Request: Please, without the pictures, retype exactly the lines from the start of the material through the line that holds "plt.rcParams['font.family'] = ['DejaVu".
——————
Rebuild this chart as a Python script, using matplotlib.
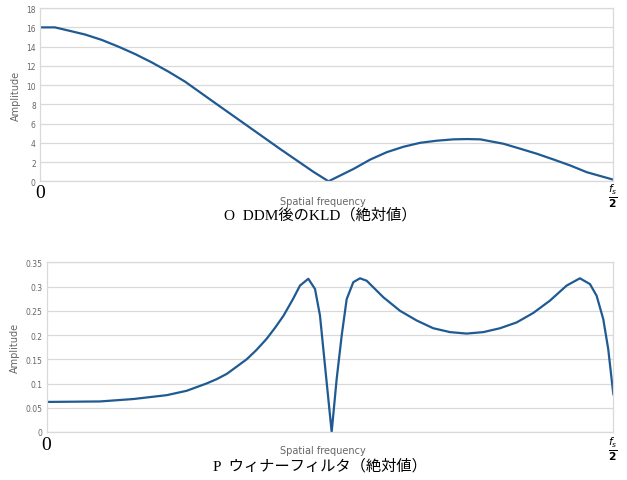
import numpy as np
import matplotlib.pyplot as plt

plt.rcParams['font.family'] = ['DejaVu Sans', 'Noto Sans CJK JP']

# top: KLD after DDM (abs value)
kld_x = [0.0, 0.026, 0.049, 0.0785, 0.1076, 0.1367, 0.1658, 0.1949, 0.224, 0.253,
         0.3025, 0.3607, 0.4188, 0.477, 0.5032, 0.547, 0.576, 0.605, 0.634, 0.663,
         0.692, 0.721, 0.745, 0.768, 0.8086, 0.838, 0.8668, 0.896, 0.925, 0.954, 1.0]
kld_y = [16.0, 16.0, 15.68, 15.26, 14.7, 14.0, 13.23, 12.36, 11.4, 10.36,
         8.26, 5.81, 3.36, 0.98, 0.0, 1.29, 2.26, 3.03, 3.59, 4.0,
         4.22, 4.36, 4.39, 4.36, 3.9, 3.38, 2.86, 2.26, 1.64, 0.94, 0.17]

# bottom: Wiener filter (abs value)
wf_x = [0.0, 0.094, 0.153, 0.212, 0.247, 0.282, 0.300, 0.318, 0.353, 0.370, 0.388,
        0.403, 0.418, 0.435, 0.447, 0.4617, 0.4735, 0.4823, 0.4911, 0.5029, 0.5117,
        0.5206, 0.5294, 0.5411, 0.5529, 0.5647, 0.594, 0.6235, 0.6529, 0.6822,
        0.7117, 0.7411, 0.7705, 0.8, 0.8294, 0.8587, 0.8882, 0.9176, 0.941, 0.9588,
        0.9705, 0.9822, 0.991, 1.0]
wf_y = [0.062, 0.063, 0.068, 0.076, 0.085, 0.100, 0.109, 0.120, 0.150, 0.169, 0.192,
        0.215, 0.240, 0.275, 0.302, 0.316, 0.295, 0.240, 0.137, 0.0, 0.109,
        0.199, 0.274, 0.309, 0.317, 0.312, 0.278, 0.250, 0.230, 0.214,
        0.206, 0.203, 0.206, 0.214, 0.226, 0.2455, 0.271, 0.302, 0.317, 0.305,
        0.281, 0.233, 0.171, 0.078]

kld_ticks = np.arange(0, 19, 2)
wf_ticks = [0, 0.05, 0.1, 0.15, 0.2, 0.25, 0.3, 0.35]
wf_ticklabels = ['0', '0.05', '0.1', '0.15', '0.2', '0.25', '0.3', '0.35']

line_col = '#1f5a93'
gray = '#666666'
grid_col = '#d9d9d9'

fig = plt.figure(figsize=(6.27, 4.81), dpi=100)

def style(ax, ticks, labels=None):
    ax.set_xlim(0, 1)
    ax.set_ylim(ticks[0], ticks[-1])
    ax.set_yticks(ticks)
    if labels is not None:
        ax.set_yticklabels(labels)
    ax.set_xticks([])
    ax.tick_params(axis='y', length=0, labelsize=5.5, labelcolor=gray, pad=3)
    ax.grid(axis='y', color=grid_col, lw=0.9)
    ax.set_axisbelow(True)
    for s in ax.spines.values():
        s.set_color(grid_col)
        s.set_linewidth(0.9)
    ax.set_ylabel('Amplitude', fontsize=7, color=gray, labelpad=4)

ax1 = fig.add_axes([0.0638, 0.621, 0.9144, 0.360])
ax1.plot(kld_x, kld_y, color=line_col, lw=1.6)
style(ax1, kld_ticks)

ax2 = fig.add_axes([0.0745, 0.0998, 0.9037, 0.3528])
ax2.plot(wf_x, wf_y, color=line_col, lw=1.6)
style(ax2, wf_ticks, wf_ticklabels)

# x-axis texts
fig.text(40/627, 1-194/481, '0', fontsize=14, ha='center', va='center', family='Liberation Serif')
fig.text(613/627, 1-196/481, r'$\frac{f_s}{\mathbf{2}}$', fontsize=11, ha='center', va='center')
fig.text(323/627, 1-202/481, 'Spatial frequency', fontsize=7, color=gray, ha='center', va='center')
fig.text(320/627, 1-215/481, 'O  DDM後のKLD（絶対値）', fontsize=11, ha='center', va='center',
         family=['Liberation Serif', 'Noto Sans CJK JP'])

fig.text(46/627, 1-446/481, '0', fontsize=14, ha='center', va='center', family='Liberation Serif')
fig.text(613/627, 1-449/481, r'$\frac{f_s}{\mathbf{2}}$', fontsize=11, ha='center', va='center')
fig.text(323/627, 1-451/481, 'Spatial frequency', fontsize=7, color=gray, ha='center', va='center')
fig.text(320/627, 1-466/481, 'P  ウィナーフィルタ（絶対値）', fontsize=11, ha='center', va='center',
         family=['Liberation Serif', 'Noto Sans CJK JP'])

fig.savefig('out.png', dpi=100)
——————
Expected answer:
Rebuild this chart as a Python script, using matplotlib.
import numpy as np
import matplotlib.pyplot as plt

plt.rcParams['font.family'] = ['DejaVu Sans', 'Noto Sans CJK JP']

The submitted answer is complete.